You have to check errors in data distribution, feature statistics, and correlations to ensure integrity. There are different tools available to help you. For example, Great Expectations, to promote analytic integrity for the data pipelines. It tests, documents, and profiles your data pipelines as part of your traditional Continuous Integration (CI) workflows. Checking data integrity in this way can save you a lot of time.

5. Performance by Segment

Tracking performance by segment enables you to get a deep understanding of the model quality on specific slices. It helps you to find critical areas, like where the machine learning model makes mistakes and where it performs the best.

You might have already defined segments to monitor, like model accuracy for the premium customers versus the overall consumers of a business. To track the performance by segment, you will need a custom quality metric only for the object inside the defined segment.

Also, you should look for low-performance segments. Let’s think about a scenario where you are working on a vehicle pricing model. If it constantly suggests higher than actual quotes in a specific region, you should take a note of it and find a solution to improve the accuracy.

6. Bias/Fairness

Monitoring bias ensures that all sub-groups and track compliances have received fair treatment. It’s a very important factor in critical areas, like healthcare and finance, where model decisions might have serious implications.

As a creator of the model, you must be aware of the performance variation in different circumstances. For example, the model performance of different demographic groups might vary in terms of their representation in the training data. You can fix this issue by utilizing different tools available online.

Wrapping Up

Model monitoring is becoming a core component of successful applications of machine learning in production. The checklist above will provide valuable considerations in implementing thorough model monitoring that ensures consistent performance in production.
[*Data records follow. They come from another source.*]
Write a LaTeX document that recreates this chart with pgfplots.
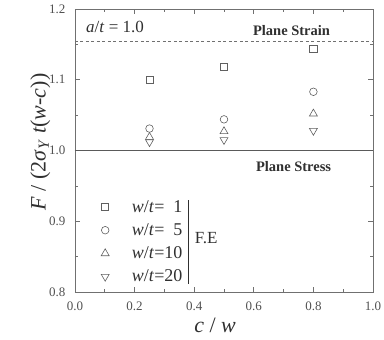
\documentclass[border=0pt]{standalone}
\usepackage{pgfplots}
\pgfplotsset{compat=1.18}
\usepackage{fontspec}
\setmainfont{Liberation Serif}
\definecolor{axgray}{HTML}{707070}
\definecolor{mkgray}{HTML}{606060}
\definecolor{txtgray}{HTML}{505050}
\definecolor{lblgray}{HTML}{303030}
\begin{document}
\begin{tikzpicture}
\useasboundingbox (-75pt,-48pt) rectangle (309pt,292pt);
\begin{axis}[
  at={(0pt,0pt)}, anchor=south west,
  scale only axis, width=298pt, height=283pt,
  xmin=0, xmax=1, ymin=0.8, ymax=1.2,
  xtick={0,0.2,...,1.0}, ytick={0.8,0.9,...,1.2},
  minor x tick num=1, minor y tick num=1,
  tick align=inside, major tick length=5pt, minor tick length=3pt,
  axis line style={axgray, line width=0.9pt},
  every tick/.style={axgray, line width=0.7pt},
  ticklabel style={font=\fontsize{13}{15}\selectfont, text=txtgray},
  xticklabel style={yshift=-6pt},
  yticklabel style={xshift=-6pt},
  /pgf/number format/assume math mode=true,
  xticklabel={\pgfmathprintnumber[fixed,precision=1,zerofill]{\tick}},
  yticklabel={\pgfmathprintnumber[fixed,precision=1,zerofill]{\tick}},
  xlabel={\textit{c} / \textit{w}},
  ylabel={\textit{F} / (2\textit{σ}\textsubscript{\textit{Y}} \textit{t}(\textit{w}-\textit{c}))},
  label style={font=\fontsize{22}{24}\selectfont, text=lblgray},
  xlabel style={at={(ticklabel cs:0.47)}, anchor=north, yshift=-1pt},
  ylabel style={at={(ticklabel cs:0.53)}, anchor=south, yshift=-8pt},
  clip=false,
  legend style={at={(axis cs:0.0604,0.9368)}, anchor=north west, draw=none, fill=none,
    inner sep=0pt, row sep=0pt, column sep=14.7pt, nodes={inner sep=0pt},
    font=\fontsize{18}{20}\selectfont, text=lblgray},
  legend cell align=left,
  legend image code/.code={\path[draw=none,fill=none] (0pt,-11.6pt) rectangle (24pt,11.6pt); \draw[#1] plot coordinates {(12pt,0pt)};},
  every axis plot/.append style={mkgray, line width=0.6pt},
]
\addplot[only marks, mark=square, mark size=3.6pt] coordinates {(0.25,1.100) (0.5,1.118) (0.8,1.144)};
\addlegendentry{\textit{w}/\textit{t}=\hphantom{0}1}
\addplot[only marks, mark=o, mark size=3.8pt] coordinates {(0.25,1.031) (0.5,1.044) (0.8,1.083)};
\addlegendentry{\textit{w}/\textit{t}=\hphantom{0}5}
\addplot[only marks, mark=triangle, mark size=4.6pt] coordinates {(0.25,1.019) (0.5,1.027) (0.8,1.052)};
\addlegendentry{\textit{w}/\textit{t}=10}
\addplot[only marks, mark=triangle, mark size=4.6pt, mark options={rotate=180}] coordinates {(0.25,1.012) (0.5,1.015) (0.8,1.028)};
\addlegendentry{\textit{w}/\textit{t}=20}
\addplot[axgray, line width=0.9pt, dash pattern=on 3pt off 2.5pt, forget plot] coordinates {(0,1.154) (1,1.154)};
\addplot[axgray!80!black, line width=1.3pt, forget plot] coordinates {(0,1.0) (1,1.0)};
\draw[lblgray, line width=1pt] (axis cs:0.380,0.930) -- (axis cs:0.380,0.812);
\node[anchor=center, text=lblgray, font=\fontsize{17}{19}\selectfont] at (axis cs:0.440,0.876) {F.E};
\node[anchor=west, text=lblgray, font=\fontsize{17}{19}\selectfont, inner sep=0pt] at (axis cs:0.037,1.1746) {\textit{a}/\textit{t} = 1.0};
\node[anchor=west, text=lblgray, font=\bfseries\fontsize{14.5}{16}\selectfont, inner sep=0pt] at (axis cs:0.597,1.170) {Plane Strain};
\node[anchor=west, text=lblgray, font=\bfseries\fontsize{14.5}{16}\selectfont, inner sep=0pt] at (axis cs:0.607,0.977) {Plane Stress};
\end{axis}
\end{tikzpicture}
\end{document}
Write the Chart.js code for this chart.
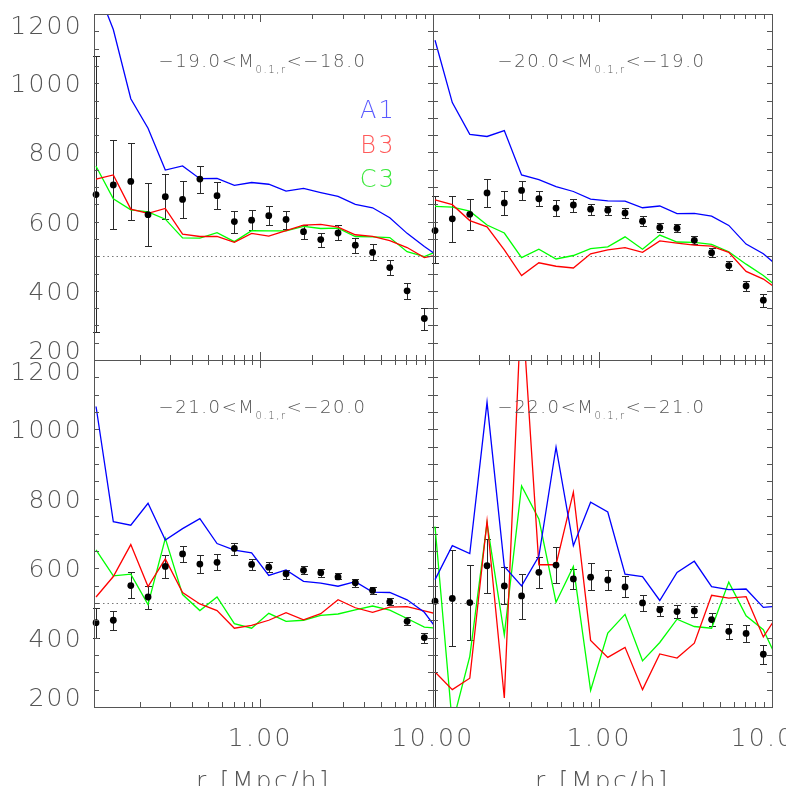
<!DOCTYPE html>
<html>
<head>
<meta charset="utf-8">
<title>wp residual panels</title>
<script src="https://cdn.jsdelivr.net/npm/chart.js@4.4.0/dist/chart.umd.min.js"></script>
<style>
  html, body { margin: 0; padding: 0; background: #fff; }
  #wrap { position: relative; width: 786px; height: 786px; overflow: hidden; }
  #wrap canvas { position: absolute; left: 0; top: 0; }
</style>
</head>
<body>
<div id="wrap">
  <canvas id="p18" width="786" height="786"></canvas>
  <canvas id="p19" width="786" height="786"></canvas>
  <canvas id="p20" width="786" height="786"></canvas>
  <canvas id="p21" width="786" height="786"></canvas>
</div>
<script>
// bin centres in r_p [Mpc/h]; the 21st one is only reached by the model curves
const rp = [0.112, 0.141, 0.178, 0.224, 0.282, 0.355, 0.447, 0.562, 0.708, 0.891,
            1.12, 1.41, 1.78, 2.24, 2.82, 3.55, 4.47, 5.62, 7.08, 8.91, 11.2];

const yTicks = [200, 400, 600, 800, 1000, 1200];
const xTickLabels = [[1, '1.00'], [10, '10.00']];
const refLevel = 500;

// -19 < M < -18
const obs18 = [678, 706, 716, 620, 672, 664, 723, 675, 600, 604, 617, 606, 571, 548, 567, 532, 511, 467, 400, 320];
const lo18  = [282, 578, 605, 530, 607, 610, 684, 636, 567, 575, 589, 579, 550, 528, 547, 510, 488, 445, 376, 287];
const hi18  = [1078, 835, 827, 711, 737, 717, 762, 714, 632, 634, 644, 632, 590, 566, 589, 554, 534, 490, 422, 350];
const a1_18 = [1283, 1155, 955, 870, 749, 761, 724, 725, 705, 713, 708, 688, 696, 684, 673, 650, 640, 611, 566, 528, 494];
const b3_18 = [723, 735, 636, 624, 638, 564, 557, 557, 540, 566, 558, 574, 590, 592, 584, 562, 557, 545, 525, 496, 506];
const c3_18 = [760, 666, 634, 628, 607, 553, 552, 568, 542, 574, 573, 573, 586, 580, 581, 557, 556, 554, 513, 499, 519];

// -20 < M < -19
const obs19 = [574, 608, 621, 683, 654, 690, 666, 639, 648, 636, 633, 625, 601, 583, 581, 546, 510, 473, 414, 373];
const lo19  = [480, 540, 576, 643, 620, 663, 644, 617, 627, 619, 618, 609, 588, 571, 569, 534, 497, 461, 400, 353];
const hi19  = [673, 675, 665, 724, 689, 716, 688, 662, 665, 652, 646, 638, 615, 595, 592, 558, 523, 486, 427, 391];
const a1_19 = [1124, 944, 852, 846, 863, 735, 721, 701, 687, 665, 660, 659, 640, 645, 623, 624, 616, 589, 535, 507, 465];
const b3_19 = [663, 649, 603, 585, 518, 444, 481, 471, 466, 507, 518, 525, 511, 544, 538, 532, 529, 511, 456, 434, 398];
const c3_19 = [644, 642, 630, 590, 567, 496, 520, 492, 502, 522, 527, 556, 520, 561, 541, 540, 534, 513, 477, 444, 404];

// -21 < M < -20
const obs20 = [443, 450, 550, 517, 605, 641, 612, 617, 657, 611, 603, 584, 594, 587, 575, 558, 536, 503, 447, 400];
const lo20  = [400, 423, 513, 482, 573, 617, 587, 594, 638, 594, 589, 568, 584, 576, 568, 547, 526, 493, 435, 384];
const hi20  = [485, 478, 588, 550, 637, 665, 637, 640, 674, 626, 617, 596, 605, 598, 586, 568, 545, 514, 458, 413];
const a1_20 = [1066, 734, 724, 787, 681, 714, 743, 671, 652, 644, 579, 595, 562, 557, 548, 561, 531, 530, 509, 473, 407];
const b3_20 = [517, 576, 668, 547, 627, 530, 497, 478, 427, 435, 450, 472, 451, 469, 509, 486, 473, 488, 489, 477, 465];
const c3_20 = [653, 578, 583, 495, 686, 524, 478, 517, 440, 427, 470, 447, 450, 464, 468, 480, 491, 479, 455, 430, 426];

// -22 < M < -21
const obs21 = [505, 513, 501, 607, 549, 520, 588, 609, 569, 574, 566, 546, 500, 480, 475, 477, 452, 418, 412, 352];
const lo21  = [190, 375, 394, 528, 496, 455, 543, 556, 540, 536, 536, 518, 477, 461, 456, 459, 433, 397, 388, 325];
const hi21  = [720, 653, 609, 684, 603, 584, 633, 661, 597, 615, 594, 577, 522, 492, 495, 492, 471, 440, 435, 378];
const a1_21 = [567, 665, 642, 1078, 605, 549, 634, 949, 665, 790, 762, 583, 576, 507, 588, 620, 547, 538, 540, 487, 491];
const b3_21 = [301, 250, 283, 736, 226, 1380, 610, 610, 819, 392, 343, 372, 250, 353, 341, 384, 522, 514, 518, 402, 478];
const c3_21 = [720, 150, 346, 730, 408, 837, 742, 502, 605, 248, 413, 467, 333, 386, 453, 432, 427, 560, 463, 423, 317];

const magBright = ['\u221219.0', '\u221220.0', '\u221221.0', '\u221222.0'];
const magFaint  = ['\u221218.0', '\u221219.0', '\u221220.0', '\u221221.0'];
const modelNames = ['A1', 'B3', 'C3'];
const modelColors = ['#0000ff', '#ff0000', '#00ff00'];
const legendColors = ['#5a5aff', '#ff5a5a', '#3ce83c'];

const xMinorTicks = [0.2, 0.3, 0.4, 0.5, 0.6, 0.7, 0.8, 0.9, 2, 3, 4, 5, 6, 7, 8, 9];
const xMajorTicks = [1, 10];

const FONT = '"DejaVu Sans", sans-serif';
const TXT = '#555';
const FRAME = '#555';

// draws a run of [text, isSub] pieces, centred or right aligned at x
function textRuns(ctx, items, x, baseY, size, color, align) {
  ctx.save();
  ctx.fillStyle = color;
  ctx.textAlign = 'left';
  ctx.textBaseline = 'alphabetic';
  if ('letterSpacing' in ctx) ctx.letterSpacing = (size * 0.09).toFixed(1) + 'px';
  const fonts = items.map(([, sub]) => `200 ${sub ? Math.round(size * 0.56) : size}px ${FONT}`);
  let total = 0;
  const widths = items.map(([t], i) => {
    ctx.font = fonts[i];
    const w = ctx.measureText(t).width;
    total += w;
    return w;
  });
  let xx = align === 'right' ? x - total : x - total / 2;
  items.forEach(([t, sub], i) => {
    ctx.font = fonts[i];
    ctx.fillText(t, xx, baseY + (sub ? size * 0.33 : 0));
    xx += widths[i];
  });
  ctx.restore();
}

const panelDeco = {
  id: 'panelDeco',
  beforeDatasetsDraw(chart, args, o) {
    const { ctx, chartArea: a, scales: { x, y } } = chart;
    ctx.save();
    // dotted level
    ctx.strokeStyle = '#777';
    ctx.lineWidth = 1;
    ctx.setLineDash([1.5, 3]);
    const yr = Math.round(y.getPixelForValue(refLevel)) + 0.5;
    ctx.beginPath();
    ctx.moveTo(a.left, yr);
    ctx.lineTo(a.right, yr);
    ctx.stroke();
    ctx.setLineDash([]);

    // error bars
    ctx.beginPath();
    ctx.rect(a.left - 5, a.top, a.right - a.left + 10, a.bottom - a.top);
    ctx.clip();
    ctx.strokeStyle = '#2a2a2a';
    const cap = 3.5;
    o.lo.forEach((l, i) => {
      const px = Math.round(x.getPixelForValue(rp[i])) + 0.5;
      const y1 = Math.round(y.getPixelForValue(l)) + 0.5;
      const y2 = Math.round(y.getPixelForValue(o.hi[i])) + 0.5;
      ctx.beginPath();
      ctx.moveTo(px, y1); ctx.lineTo(px, y2);
      ctx.moveTo(px - cap, y1); ctx.lineTo(px + cap, y1);
      ctx.moveTo(px - cap, y2); ctx.lineTo(px + cap, y2);
      ctx.stroke();
    });
    ctx.restore();
  },
  afterDraw(chart, args, o) {
    const { ctx, chartArea: a, scales: { x, y } } = chart;
    ctx.save();
    ctx.strokeStyle = FRAME;
    ctx.lineWidth = 1;
    ctx.strokeRect(a.left + 0.5, a.top + 0.5, a.right - a.left, a.bottom - a.top);

    ctx.beginPath();
    for (let v = 250; v < 1200; v += 50) {
      const py = Math.round(y.getPixelForValue(v)) + 0.5;
      ctx.moveTo(a.left, py); ctx.lineTo(a.left + 5, py);
      ctx.moveTo(a.right, py); ctx.lineTo(a.right - 5, py);
    }
    xMinorTicks.forEach(v => {
      const px = Math.round(x.getPixelForValue(v)) + 0.5;
      ctx.moveTo(px, a.bottom); ctx.lineTo(px, a.bottom - 5);
      ctx.moveTo(px, a.top); ctx.lineTo(px, a.top + 5);
    });
    xMajorTicks.forEach(v => {
      const px = Math.round(x.getPixelForValue(v)) + 0.5;
      ctx.moveTo(px, a.bottom); ctx.lineTo(px, a.bottom - 8);
      ctx.moveTo(px, a.top); ctx.lineTo(px, a.top + 8);
    });
    ctx.stroke();
    ctx.restore();

    if (o.yLabels) {
      yTicks.forEach(v => {
        let py = y.getPixelForValue(v);
        py = Math.min(Math.max(py, a.top + 10.5), a.bottom - 10);
        textRuns(ctx, [[String(v), false]], a.left - 11, py + 9, 25, TXT, 'right');
      });
    }
    if (o.xLabels) {
      xTickLabels.forEach(([v, t]) => {
        textRuns(ctx, [[t, false]], x.getPixelForValue(v), 746, 25, TXT, 'center');
      });
      textRuns(ctx, [['r', false], ['p', true], ['[Mpc/h]', false]], (a.left + a.right) / 2, 789, 25, TXT, 'center');
    }

    textRuns(ctx, [[o.bright + '<M', false], ['0.1,r', true], ['<' + o.faint, false]],
      (a.left + a.right) / 2 - 1, a.top + 53, 18, TXT, 'center');

    if (o.legend) {
      modelNames.forEach((n, i) => {
        textRuns(ctx, [[n, false]], 378, a.top + 104 + i * 34.5, 24, legendColors[i], 'center');
      });
    }
  }
};

function pts(vals) {
  return vals.map((v, i) => ({ x: rp[i], y: v }));
}

function makePanel(id, pad, obs, lo, hi, models, deco) {
  const lines = models.map((m, i) => ({
    data: pts(m),
    borderColor: modelColors[i],
    borderWidth: 1.3,
    pointRadius: 0,
    fill: false,
    tension: 0,
    clip: 0
  }));
  new Chart(document.getElementById(id), {
    type: 'line',
    data: {
      datasets: [{
        type: 'scatter',
        data: pts(obs),
        pointRadius: 3.4,
        backgroundColor: '#000',
        borderColor: '#000',
        borderWidth: 0,
        clip: 6
      }].concat(lines)
    },
    options: {
      responsive: false,
      animation: false,
      devicePixelRatio: 1,
      layout: { padding: pad },
      scales: {
        x: { type: 'logarithmic', min: 0.109, max: 10, bounds: 'data', display: false },
        y: { type: 'linear', min: 200, max: 1200, display: false }
      },
      plugins: {
        legend: { display: false },
        tooltip: { enabled: false },
        panelDeco: Object.assign({ lo: lo, hi: hi }, deco)
      }
    },
    plugins: [panelDeco]
  });
}

makePanel('p18', { left: 94, top: 14, right: 353, bottom: 426 }, obs18, lo18, hi18, [a1_18, b3_18, c3_18],
  { bright: magBright[0], faint: magFaint[0], yLabels: true, xLabels: false, legend: true });
makePanel('p19', { left: 433, top: 14, right: 14, bottom: 426 }, obs19, lo19, hi19, [a1_19, b3_19, c3_19],
  { bright: magBright[1], faint: magFaint[1], yLabels: false, xLabels: false, legend: false });
makePanel('p20', { left: 94, top: 360, right: 353, bottom: 79 }, obs20, lo20, hi20, [a1_20, b3_20, c3_20],
  { bright: magBright[2], faint: magFaint[2], yLabels: true, xLabels: true, legend: false });
makePanel('p21', { left: 433, top: 360, right: 14, bottom: 79 }, obs21, lo21, hi21, [a1_21, b3_21, c3_21],
  { bright: magBright[3], faint: magFaint[3], yLabels: false, xLabels: true, legend: false });
</script>
</body>
</html>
Monitoring a Model in Valohai

Valohai is an unopinionated MLOps platform. It focuses on offering an infrastructure to collect, version, and visualize any metric imaginable now and in the future. It is ultimately up to the data scientist to figure out which metrics are worthwhile and how to calculate them for each model.

The model in production communicates with Valohai on the operating system level, which means that it collects and stores everything your process internally prints out, whether it is an error stack trace, model metric, or health information.

Step 1: Storing metrics

Once the user has chosen which metrics are worth tracking and how to calculate them, it is time to expose them to the platform.

Valohai always stores all the raw logs, but in order to separate metrics from the rest, they need to be printed out as a JSON dictionary with a special key vh_metadata. Valohai offers a Python utility to make this easier, but experts can print raw JSON too.

Example code:

c = calculate_response_confidence()

# Stored as a raw log
print(f”Confidence: {c}”)

# Stored as a metric
print(“{'vh_metadata': {'confidence': c}}”)

# Stored as a metric (alternative)
import valohai
logger = valohai.logger()
logger.log(“confidence”, c)

Step 2: Visualizing metrics in the UI

Once the metric is parsed from the raw logs by Valohai, it can be visualized over time using the Valohai deployment monitoring UI, where users can analyze the logs and metrics for any chosen time range.

The three different monitoring views:

  • Logs
  • Line Chart
  • Histogram
Valohai Monitoring Logs

In the logs view, the user can monitor the raw logs for the chosen time range. Things printed to stdout and stderr are differently colored for convenience and the timestamp is naturally handled by the platform automatically. This view is mainly for debugging purposes.

Valohai Monitoring Line Chart

The histogram is aggregating data for the chosen time step with Count, Min, Max, Mean, and Sum to get a better understanding of the long term drifting and anomalies.